HEE releases guidance on supporting digital literacy in the pharmacy workforce

Health Education England (HEE) has published a guiding document on digital literacy for the pharmacy workforce.

Entitled ‘Digital Capabilities for the Pharmacy Workforce’, the release focuses on key areas of digital transformation and how to improve the digital literacy of pharmacy staff – as well as how these aims fit in with the NHS Long Term Plan and the NHS People Plan.

The paper cites the HEE’s digital literacy project, which aims to improve the digital skills of all healthcare staff, and its self-assessment capability framework for assessing “digital readiness”.

Its aim, it says, is to describe the “work undertaken to relate this tool to the pharmacy workforce” and then signpost staff to relevant training programmes to help “improve their knowledge, skills and competencies”, which should “support their ability to adopt and adapt” to changes in practice that digital transformation can bring.

To map the framework to the workforce, the publication uses the following roles: pharmacy support staff; foundation pharmacy technician; advanced pharmacy technician, senior leadership pharmacy technician; foundation pharmacist (newly qualified); advanced pharmacist; senior leadership and consultant pharmacist.

HEE has made estimates on the level of digital literacy required for each of the roles, and used the mapping to recommend available training courses that are relevant to staff and the framework – with “relevant digital themes” stretching from information governance and cybersecurity, through to electronic prescribing and medicines administration (EPMA), data sharing, apps and wearable technologies.

As well as considering barriers and solutions facing pharmacy in areas such as interoperability, the report maps the self-assessment framework to the staff roles and groups, and illustrates through tables what each course can offer in regard to competency levels in selected ‘domains’.

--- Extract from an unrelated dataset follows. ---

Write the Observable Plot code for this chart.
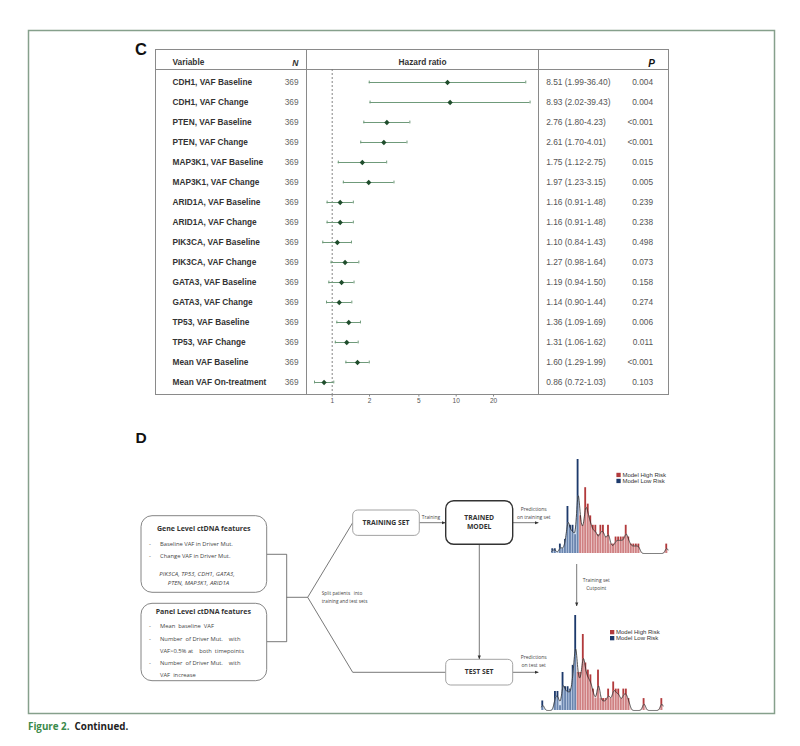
<!DOCTYPE html>
<html><head><meta charset="utf-8">
<script src="https://cdn.jsdelivr.net/npm/d3@7"></script>
<script src="https://cdn.jsdelivr.net/npm/@observablehq/plot@0.6"></script>
<style>
body{margin:0;background:#fff;}
#page{position:relative;width:800px;height:746px;overflow:hidden;background:#fff;}
.abs{position:absolute;}
</style></head><body><div id="page"></div>
<script>
// ---------- Panel C data ----------
const variables = ["CDH1, VAF Baseline","CDH1, VAF Change","PTEN, VAF Baseline","PTEN, VAF Change",
  "MAP3K1, VAF Baseline","MAP3K1, VAF Change","ARID1A, VAF Baseline","ARID1A, VAF Change",
  "PIK3CA, VAF Baseline","PIK3CA, VAF Change","GATA3, VAF Baseline","GATA3, VAF Change",
  "TP53, VAF Baseline","TP53, VAF Change","Mean VAF Baseline","Mean VAF On-treatment"];
const nValues = [369,369,369,369,369,369,369,369,369,369,369,369,369,369,369,369];
const hrValues = [8.51,8.93,2.76,2.61,1.75,1.97,1.16,1.16,1.10,1.27,1.19,1.14,1.36,1.31,1.60,0.86];
const lowerCI = [1.99,2.02,1.80,1.70,1.12,1.23,0.91,0.91,0.84,0.98,0.94,0.90,1.09,1.06,1.29,0.72];
const upperCI = [36.40,39.43,4.23,4.01,2.75,3.15,1.48,1.48,1.43,1.64,1.50,1.44,1.69,1.62,1.99,1.03];
const pValues = ["0.004","0.004","<0.001","<0.001","0.015","0.005","0.239","0.238","0.498","0.073","0.158","0.274","0.006","0.011","<0.001","0.103"];
const xTicks = [1,2,5,10,20];

// ---------- Panel D histogram data (bar heights) ----------
const trainCounts = [1,1,0,2,1,3,10,6,6,4,20,8,6,14,10.5,8,6,6,4,6,6,3.5,6,2,2,3.5,3.5,3.5,3.5,6,3.5,2,2,2,2,0,0,0,0,0,0,0,0,0,0,2];
const trainLowRiskBins = 11; // first 11 bins are low risk
const testCounts = [2,0,0,0,0,4,4,1,8,5,5,4.5,9.5,20,8,8,16,10,8.5,7.5,4.5,2.5,8.5,2.5,2.5,2.5,4.5,2.5,6,4.5,4.5,2.5,4.5,4.5,2.5,0,0,0,0,0,2.5,0,0,0,0,0,0,2.5];
const testLowRiskBins = 14;
const riskLabels = ["Model High Risk","Model Low Risk"];
const riskColors = ["#b23a3c","#1d3a6c"];

const page = document.getElementById("page");

// ---------- Diagram / frame (decorations) ----------
const svg = d3.select(page).append("svg").attr("width",800).attr("height",746)
  .style("position","absolute").style("left","0px").style("top","0px");
const defs = svg.append("defs");
defs.append("marker").attr("id","ah").attr("viewBox","0 0 10 10").attr("refX",9).attr("refY",5)
  .attr("markerWidth",5).attr("markerHeight",5).attr("orient","auto")
  .append("path").attr("d","M0,1L10,5L0,9z").attr("fill","#333");

svg.append("rect").attr("x",28.5).attr("y",30.5).attr("width",746).attr("height",683)
  .attr("fill","none").attr("stroke","#86a08c").attr("stroke-width",1.5);

function T(x,y,s,o={}){
  const t = svg.append("text").attr("x",x).attr("y",y).text(s)
    .attr("font-family", o.family || "'Open Sans', sans-serif")
    .attr("font-size", o.size || 5.8)
    .attr("font-weight", o.weight || "normal")
    .attr("font-style", o.style || "normal")
    .attr("fill", o.fill || "#444")
    .attr("text-anchor", o.anchor || "start")
    .attr("dominant-baseline", o.base || "middle")
    .style("white-space","pre");
  return t;
}
function R(x,y,w,h,rx,stroke,sw){
  svg.append("rect").attr("x",x).attr("y",y).attr("width",w).attr("height",h).attr("rx",rx)
    .attr("fill","#fff").attr("stroke",stroke).attr("stroke-width",sw);
}
function P(d,arrow){
  const p = svg.append("path").attr("d",d).attr("fill","none").attr("stroke","#555").attr("stroke-width",0.8);
  if(arrow) p.attr("marker-end","url(#ah)");
}

// panel labels
T(135,55,"C",{family:"'Liberation Sans', Arial, sans-serif",size:16.5,weight:"bold",fill:"#111",base:"auto"});
T(135.5,442.7,"D",{family:"'Liberation Sans', Arial, sans-serif",size:15.5,weight:"bold",fill:"#111",base:"auto"});

// connectors
P("M266.7,554.3H286.7V641.7H266.7");
P("M286.7,597.3H307.7");
P("M307.7,597.3L352.7,522.7");
P("M307.7,597.3L352.7,672.3H445.7");
P("M419.3,522.7H445.2",true);
P("M512.7,522.7H538.3",true);
P("M479.3,544.3V659",true);
P("M512.7,672.3H538.3",true);
P("M576.7,564V606",true);

// boxes
R(141,515.7,125.7,76.6,11,"#777",0.9);
R(141,603.3,125.7,77.4,11,"#777",0.9);
R(352.7,510,66.6,25.4,5,"#999",0.9);
R(445.7,500.7,67,43.6,8,"#333",1.4);
R(445.7,659.3,67,25.7,5,"#999",0.9);

// gene level box
T(203.8,528.7,"Gene Level ctDNA features",{size:7,weight:"bold",fill:"#333",anchor:"middle"});
T(149,544,"-");T(160,544,"Baseline VAF in Driver Mut.");
T(149,556,"-");T(160,556,"Change VAF in Driver Mut.");
T(197,574,"PIK3CA, TP53, CDH1, GATA3,",{style:"italic",anchor:"middle",size:6.1});
T(198.5,583.3,"PTEN, MAP3K1, ARID1A",{style:"italic",anchor:"middle",size:6.1});
// panel level box
T(203.3,612,"Panel Level ctDNA features",{size:7,weight:"bold",fill:"#333",anchor:"middle"});
T(149,626.7,"-");T(160,626.7,"Mean  baseline  VAF");
T(149,639,"-");T(160,639,"Number  of Driver Mut.    with");
T(160,651,"VAF>0.5% at    both  timepoints");
T(149,663,"-");T(160,663,"Number  of Driver Mut.    with");
T(160,675.3,"VAF  increase");

T(321.7,593.3,"Split patients   into",{size:4.7});
T(321.7,602,"training and test sets",{size:4.7});
T(421.7,517.3,"Training",{size:4.9});

T(386,522.9,"TRAINING SET",{size:6.8,weight:"bold",fill:"#333",anchor:"middle"});
T(479.2,518.3,"TRAINED",{size:6.8,weight:"bold",fill:"#333",anchor:"middle"});
T(479.2,527.3,"MODEL",{size:6.8,weight:"bold",fill:"#333",anchor:"middle"});
T(479.2,672.5,"TEST SET",{size:6.8,weight:"bold",fill:"#333",anchor:"middle"});

T(533.7,509.3,"Predictions",{size:5,anchor:"middle"});
T(533.7,517.3,"on training set",{size:5,anchor:"middle"});
T(533.7,657.7,"Predictions",{size:5,anchor:"middle"});
T(533.7,666,"on test set",{size:5,anchor:"middle"});
T(596.3,581,"Training set",{size:5,anchor:"middle"});
T(596.3,589,"Cutpoint",{size:5,anchor:"middle"});

// legends
function legend(x,y){
  riskLabels.forEach((lab,i)=>{
    svg.append("rect").attr("x",x).attr("y",y+i*6-2.2).attr("width",4.3).attr("height",4.3).attr("fill",riskColors[i]);
    T(x+6,y+i*6,lab,{family:"'Liberation Sans', Arial, sans-serif",size:6,fill:"#333"});
  });
}
legend(616.4,475);
legend(610,632.2);

// ---------- Panel C forest plot ----------
const rows = variables.map((v,i)=>({variable:v,n:nValues[i],hr:hrValues[i],lo:lowerCI[i],hi:upperCI[i],
  label:`${hrValues[i].toFixed(2)} (${lowerCI[i].toFixed(2)}-${upperCI[i].toFixed(2)})`,p:pValues[i]}));

const lineC = "#8a8a8a";
const axisMarks = Plot.axisX ? [Plot.axisX({ticks:xTicks,tickFormat:d=>String(d),tickSize:2.5,tickPadding:1.5,fontSize:6.5,stroke:"#888",fill:"#555"})] : [];
const forest = Plot.plot({
  width:513, height:361, marginLeft:151, marginRight:130, marginTop:20, marginBottom:16,
  style:{fontFamily:"'Liberation Sans', Arial, sans-serif",fontSize:"8.3px",color:"#333",background:"transparent",overflow:"visible"},
  x:{type:"log",domain:[0.6205,46.1],...(Plot.axisX?{axis:null}:{ticks:xTicks,tickFormat:d=>String(d),tickSize:2.5})},
  y:{type:"band",domain:variables,padding:0,axis:null},
  marks:[
    Plot.frame({stroke:lineC,insetLeft:-151,insetRight:-130,insetTop:-20}),
    Plot.frame({stroke:lineC,insetLeft:-151,insetRight:-130,insetTop:-20,insetBottom:325}),
    Plot.frame({stroke:lineC,insetTop:-20}),
    Plot.ruleX([1],{stroke:"#777",strokeDasharray:"2,2",strokeWidth:0.9}),
    Plot.ruleY(rows,{y:"variable",x1:"lo",x2:"hi",stroke:"#6f9a7a",strokeWidth:1}),
    Plot.tickX(rows,{x:"lo",y:"variable",stroke:"#6f9a7a",insetTop:8.6,insetBottom:8.6}),
    Plot.tickX(rows,{x:"hi",y:"variable",stroke:"#6f9a7a",insetTop:8.6,insetBottom:8.6}),
    Plot.dot(rows,{x:"hr",y:"variable",symbol:"diamond2",r:2.4,fill:"#1f4d2c"}),
    Plot.text(rows,{y:"variable",text:"variable",frameAnchor:"left",dx:-134,textAnchor:"start",fontWeight:"bold",fill:"#333",fontSize:8.3}),
    Plot.text(rows,{y:"variable",text:d=>String(d.n),frameAnchor:"left",dx:-8,textAnchor:"end",fill:"#666",fontSize:8.3}),
    Plot.text(rows,{y:"variable",text:"label",frameAnchor:"right",dx:7.7,textAnchor:"start",fill:"#555",fontSize:8.4}),
    Plot.text(rows,{y:"variable",text:"p",frameAnchor:"right",dx:114.5,textAnchor:"end",fill:"#555",fontSize:8.3}),
    Plot.text(["Variable"],{text:d=>d,frameAnchor:"top-left",dx:-134,dy:-10,textAnchor:"start",fontWeight:"bold",fill:"#333",fontSize:8.3}),
    Plot.text(["N"],{text:d=>d,frameAnchor:"top-left",dx:-8,dy:-10,textAnchor:"end",fontWeight:"bold",fontStyle:"italic",fill:"#333",fontSize:8.5}),
    Plot.text(["Hazard ratio"],{text:d=>d,frameAnchor:"top",dy:-10,fontWeight:"bold",fill:"#333",fontSize:8.3}),
    Plot.text(["P"],{text:d=>d,frameAnchor:"top-right",dx:116.5,dy:-10,textAnchor:"end",fontWeight:"bold",fontStyle:"italic",fill:"#111",fontSize:10}),
    ...axisMarks
  ]
});
forest.style.position="absolute"; forest.style.left="155px"; forest.style.top="49px";
page.appendChild(forest);

// ---------- Histograms ----------
function histogram(counts, lowBins, left, top, width, height){
  const bins = counts.map((c,k)=>({k,c,risk:k<lowBins?riskLabels[1]:riskLabels[0]}));
  const sigma = 0.6, scale = 0.8, n = counts.length;
  const dens = d3.range(-0.5, n-0.5+0.001, 0.1).map(x=>({x, y: scale*d3.sum(counts,(c,j)=>c*Math.exp(-((x-j)**2)/(2*sigma*sigma))/(sigma*Math.sqrt(2*Math.PI)))}));
  const cut = lowBins-0.5;
  const densLow = dens.filter(d=>d.x<=cut+0.001), densHigh = dens.filter(d=>d.x>=cut-0.001);
  const pl = Plot.plot({
    width, height, marginLeft:0, marginRight:0, marginTop:3, marginBottom:0,
    style:{background:"transparent",overflow:"visible"},
    x:{domain:[-0.5,n-0.5],axis:null},
    y:{domain:[0,20],axis:null},
    color:{domain:riskLabels,range:riskColors},
    marks:[
      Plot.rectY(bins,{x1:d=>d.k-0.5,x2:d=>d.k+0.5,y:"c",fill:"risk",insetLeft:0.35,insetRight:0.35}),
      Plot.areaY(densLow,{x:"x",y:"y",fill:"#a9c3e6",fillOpacity:0.55}),
      Plot.areaY(densHigh,{x:"x",y:"y",fill:"#e8b9bb",fillOpacity:0.55}),
      Plot.line(dens,{x:"x",y:"y",stroke:"#2b2b2b",strokeWidth:0.8,curve:"basis"})
    ]
  });
  pl.style.position="absolute"; pl.style.left=left+"px"; pl.style.top=top+"px";
  page.appendChild(pl);
}
histogram(trainCounts, trainLowRiskBins, 551.4, 455.7, 116.5, 97);
histogram(testCounts, testLowRiskBins, 540.7, 612, 121.6, 98);

// ---------- caption ----------
const cap = document.createElement("div");
cap.className="abs";
cap.style.cssText="left:28px;top:720px;font-family:'Open Sans',sans-serif;font-size:9.8px;font-weight:bold;white-space:pre;";
cap.innerHTML='<span style="color:#3b8a4a">Figure 2.</span><span style="color:#222">  Continued.</span>';
page.appendChild(cap);
</script></body></html>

The six domains are: Information, Data and Content; Teaching, Learning and Self-Development; Communication, Collaboration and Participation; Technical Proficiency; Creation, Innovation and Research; Digital Identity, Wellbeing, Safety and Security.

Recommended teaching providers in the report include everything from Microsoft, HEE and the British Computer Society to FutureLearn and NHS Digital, with a broad range of courses covering topic areas as diverse as health informatics, the power of data, clinical risk management, social media in healthcare, AI and GDPR, as well as basic digital literacy skills.